![enter image description here](https://cdn.statically.io/img/i.sstatic.net/DWRYB.png)
In the above universe, $a,b,c$ and $d$ denote probabilities. \begin{align}&\text{events }X \text{ and } Y \text{ are }\textbf{independent}
\\\iff &P(X\cap Y)=P(X)P(Y)
\\\iff &\frac{c}{a+b+c+d}=\frac{b+c}{a+b+c+d}\times\frac{c+d}{a+b+c+d}
\\\iff &ac=bd.\end{align}
Imagine two events $X$ and $Y$ that are not mutually exclusive, such that $P(X) = 0.3 \,$ and $P(Y)=0.4.$ Consider their Venn diagram.
It should be clear that the only value of $P(X \cap Y)$ that makes $X$ and $Y$ independent is $P(X \cap Y) = 0.12.$
$$b=0.3-c\tag1$$$$d=0.4-c\tag2$$$$a=1-0.3-(0.4-c)=0.3+c\tag3$$
For events $X$ and $Y$ to be independent, $$ac=bd\tag4.$$
Solving $(1),(2),(3),(4)$ gives $$c=0.12,$$ as required.

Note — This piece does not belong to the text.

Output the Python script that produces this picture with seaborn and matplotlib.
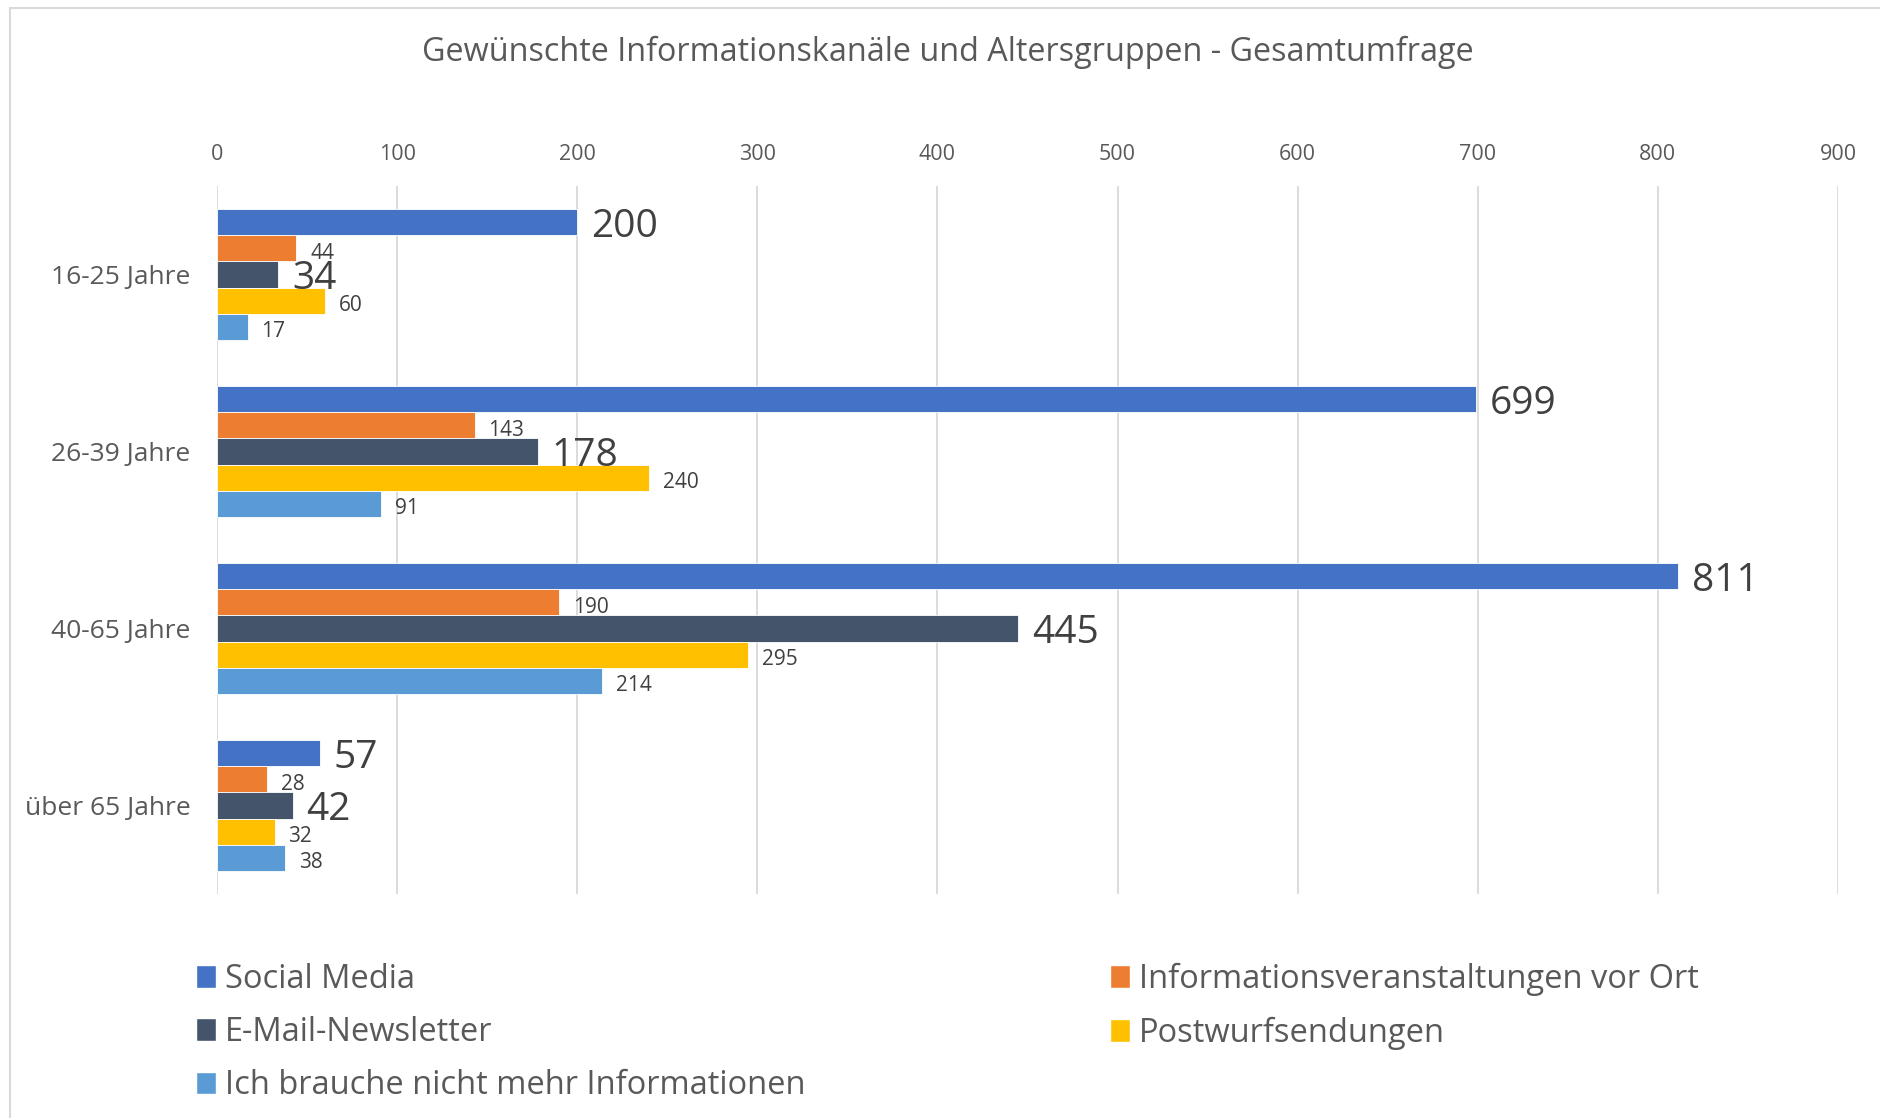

Independence of events is not straightforward to intuit from Venn diagrams (unlike mutual exclusivity, which is observed by inspecting their intersection).
For example:
![enter image description here](https://cdn.statically.io/img/i.sstatic.net/vCZSb.png)
$$\begin{array}{r} \begin{array}{c|c|c}
\style{font-family:inherit}{} & \style{font-family:inherit}{U_1} & \style{font-family:inherit}{U_2} & \style{font-family:inherit}{U_3}
\\\hline
P(X\cap Y) & 0 & \frac14 & \frac14
\\\hline
P(X)P(Y) & \frac14\times\frac12=\frac18 & \frac14\times\frac34=\frac38 & \frac12\times\frac12=\frac14
\\\hline
\text{$\therefore X$ and $Y$ are$\ldots$} & \textbf{dependent} & \textbf{dependent} & \textbf{independent}
\end{array}\hskip-5.5pt \end{array}$$
[Universe $U_1$ above is also an example of the fact that for events with nonzero probabilities, $\big(\text{mutual exclusivity}\implies\text{dependence}\big)$.]
For these multiple-event examples, note that $\big(\,\text{(i) and (ii)}\;\iff\text{(iii)}\,\big)$:
![enter image description here](https://cdn.statically.io/img/i.sstatic.net/vnFYELo7.png)
$$\begin{array}{r} \begin{array}{c|c|c|c}
\style{font-family:inherit}{} & \style{font-family:inherit}{U_4} & \style{font-family:inherit}{U_5} & \style{font-family:inherit}{U_6} & \style{font-family:inherit}{U_7}
\\\hline
\text{(i) } \mathbf{P(X\cap Y\cap Z)=P(X)P(Y)P(Z)} & \text{no} & \text{no} & \text{yes} & \text{yes}
\\\hline
\text{(ii) } \text{$X,Y,Z$ are }\textbf{pairwise independent} & \text{yes} & \text{yes} & \text{no} & \text{yes}
\\\hline
\text{(iii) } \text{$X,Y,Z$ are }\textbf{(mutually) independent} & \text{no} & \text{no} & \text{no} & \text{yes}
\end{array}\hskip-5.5pt \end{array}$$
When the probability experiment has just $2$ trials, a table like this is a good way to understand/visualise conditional probability as working in a reduced sample space:
$$ \begin{array}{r} \begin{array}{c|c|c}
\style{font-family:inherit}{\text{time of complaint}\bigg\\ \text{reason for complaint}} & \style{font-family:inherit}{\textbf E\text{lectrical}} & \style{font-family:inherit}{\textbf M\text{echanical}} & \style{font-family:inherit}{\textbf L\text{ooks}}
\\\hline
\style{font-family:inherit}{\textbf D\text{uring guarantee period}} & 18\% & 13\% & 32\%
\\[0pt]\hline
\style{font-family:inherit}{\textbf A\text{fter guarantee period}} & 12\% & 22\% & 3\%
\end{array}\hskip-5.5pt \end{array} $$
The calculation (notice that the figure ‘$32$’ was obtained from the intersection of column $L$ and row $D$) $$P(L|D)=\frac{P(L\cap D)}{P(D)}=\frac{32}{18+13+32}=51\%\neq32\%+3\%=P(L)$$ shows that $L$ and $D$ are dependent events.